I really liked M Night Shyamalan’s The Sixth Sense. It was a genuinely spooky film that managed to be more than just spooky. Unbreakable seemed a bit too much like a short film idea spun out to feature film length. Signs was downright contrived, a major disappointment. The Village was good, but mainly because it worked as a drama, not because of the twist at the end which was surely obvious to anyone who’s read even a handful of science fiction stories. The Lady in the Water is his latest effort and, well, I was determined to give it a good go. I knew it had taken a critical mauling, but most of what I heard was, it seemed to me, simply down to embarrassment at the rather childish nomenclature the film uses — it’s about a man who discovers a narf (a sort of inspirational water nymph) living in the pool of the apartment block he caretakes. Narf is a naff word, as is scrunt, the monster out to get the narf, which seems to be a cross between a jackal and a patch of turf. But I thought I could overlook these rather clunky words — they were supposed to be from a child’s bedtime story, after all — because The Lady in the Water isn’t just about narfs and scrunts, it’s about the adults who find themselves caught up in this child’s bedtime story, and I thought that provided an opportunity for Shyamalan to say something interesting about the shape life takes.


Only, (to kill the suspense), he didn’t.

The film had its good points — mostly thanks to the acting, with Paul Giamatti (playing the caretaker Cleveland Heep), managing to bring his personal story to a genuinely emotional climax, and Bob Balaban, as the film critic, whose deadpan humourlessness was absolutely hilarious.
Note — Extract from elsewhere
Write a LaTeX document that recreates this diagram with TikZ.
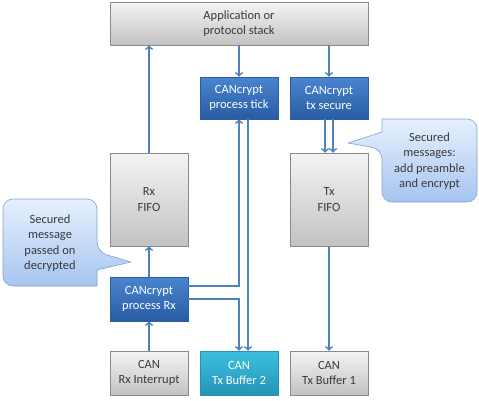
\documentclass[tikz,border=0pt]{standalone}
\usepackage{fontspec}
\setmainfont{Carlito}
\usetikzlibrary{shadows}
\definecolor{arrowblue}{HTML}{4F81BD}
\definecolor{graytop}{HTML}{F4F4F4}
\definecolor{graybottom}{HTML}{C2C2C2}
\definecolor{grayedge}{HTML}{8A8A8A}
\definecolor{textgray}{HTML}{3A3A3A}
\definecolor{bluetop}{HTML}{4A85CF}
\definecolor{bluebottom}{HTML}{285CA4}
\definecolor{blueedge}{HTML}{2D5E9E}
\definecolor{cyantop}{HTML}{3DC0E0}
\definecolor{cyanbottom}{HTML}{2494B6}
\definecolor{cyanedge}{HTML}{2A8FB0}
\definecolor{notetop}{HTML}{E6F0FD}
\definecolor{notebottom}{HTML}{A6C5F0}
\definecolor{noteedge}{HTML}{7FA3D8}

\begin{document}
\begin{tikzpicture}[x=1pt, y=-1pt,
    box/.style={draw=grayedge, line width=0.6pt, top color=graytop, bottom color=graybottom, text=textgray, minimum width=78pt, minimum height=44pt, inner sep=0pt, align=center, font=\fontsize{12.5}{15.5}\selectfont, drop shadow={shadow xshift=1.2pt, shadow yshift=-1.2pt, opacity=0.25}},
    bluebox/.style={box, draw=blueedge, top color=bluetop, bottom color=bluebottom, text=white},
    notebox/.style={draw=noteedge, line width=0.6pt, top color=notetop, bottom color=notebottom},
    notetext/.style={text=textgray, align=center, font=\fontsize{12.5}{15.5}\selectfont},
    link/.style={->, draw=arrowblue, line width=1.8pt}]
    \useasboundingbox (0,0) rectangle (479,400);
    \node[box, minimum width=258pt, minimum height=43pt] (app) at (239,23.5) {Application or\\protocol stack};
    \node[bluebox, minimum height=42pt] (tick) at (239,98) {CANcrypt\\process tick};
    \node[bluebox, minimum height=42pt] (txsec) at (329,98) {CANcrypt\\tx secure};
    \node[box, minimum height=93pt] (rxfifo) at (149,199.5) {Rx\\FIFO};
    \node[box, minimum height=93pt] (txfifo) at (329,199.5) {Tx\\FIFO};
    \node[bluebox] (rxproc) at (149,299) {CANcrypt\\process Rx};
    \node[box] (rxint) at (149,373) {CAN\\Rx Interrupt};
    \node[box, draw=cyanedge, top color=cyantop, bottom color=cyanbottom, text=white] (txbuf2) at (239,373) {CAN\\Tx Buffer 2};
    \node[box] (txbuf1) at (329,373) {CAN\\Tx Buffer 1};
    \draw[notebox] (3,242) [rounded corners=10pt] -- (3,199) -- (97,199) -- (97,252) [sharp corners] -- (131,262) -- (97,270) -- (97,286) [rounded corners=10pt] -- (3,286) -- cycle;
    \draw[notebox] (429,119) [rounded corners=10pt] -- (477,119) -- (477,202) -- (382,202) -- (382,149) [sharp corners] -- (348,143) -- (382,132) -- (382,119) [rounded corners=10pt] -- cycle;
    \node[notetext] (noterx) at (50,243) {Secured\\message\\passed on\\decrypted};
    \node[notetext] (notetx) at (429.5,161) {Secured\\messages:\\add preamble\\and encrypt};
    \draw[link] (rxfifo.north) -- (rxfifo.north |- app.south);
    \draw[link] (app.south -| tick.north) -- (tick.north);
    \draw[link] (app.south -| txsec.north) -- (txsec.north);
    \draw[link] ([xshift=-4pt]txsec.south) -- ([xshift=-4pt]txfifo.north);
    \draw[link] ([xshift=4pt]txsec.south) -- ([xshift=4pt]txfifo.north);
    \draw[link] (txfifo.south) -- (txbuf1.north);
    \draw[link] (rxint.north) -- (rxproc.south);
    \draw[link] (rxproc.north) -- (rxfifo.south);
    \draw[link] ([yshift=13pt]rxproc.east) -| (tick.south);
    \draw[link] ([xshift=9pt]tick.south) -- ([xshift=9pt]txbuf2.north);
    \draw[link] (rxproc.east) -| (txbuf2.north);
\end{tikzpicture}
\end{document}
Things started to go wrong for me near the start, though, when Bryce Dallas Howard’s tendency to deliver all her lines by in-breath alone meant I had to turn on the subtitles to understand what she was saying. (Thankfully, she later resorted to sign language, though only for reasons of convoluting an already over-complicated plot.)

What I really didn’t like about the film, though, was that Shyamalan failed to say that interesting thing I was expecting him to say. The possibility was there, I thought, that by bringing adult characters into a child’s bedtime story, he might say something about the gap between the meaningful form we expect life to take (as embodied by children’s stories) and the actual result we find ourselves living as adults — something of a mess, with hints of meaningfulness every now and then, but so much superfluity and inconsequentiality that we quickly realise life isn’t anything so simplistic as a bedtime story. But instead of raising the idea of story to the level of his adult characters, Shyamalan instead lowered his supposedly adult characters to the level of a child’s bedtime story by imposing on them a tremendously naive idea of what it means to have “a purpose” in life. Rather as in Signs, Shyamalan seems to think that having “a purpose” means that, at some point in your life, all your personal peculiarities and foibles will come together to make you play some perfect (though most probably minor) role in a story. But this, to me, is a horrible idea — that all your life is a preparation for some tiny part in someone else’s story, after which — what, you retire to the coast and take up gardening? Surely human life is more meaningful than that!

All the way through the film I was hoping its characters would wake up to how simplistic (and imprisoning, even dehumanising) their idea of “purpose” was. Instead, whenever anything went wrong they’d reshuffle their roles like a pack of cards, then try the same approach till it worked. In other words, they learned nothing.

I’ll probably still go and see Shyamalan’s next film. He’s at least creatively individual enough to be interesting, even if he doesn’t always succeed. It at least feels as though he’s trying, which is something Hollywood rarely seems to do.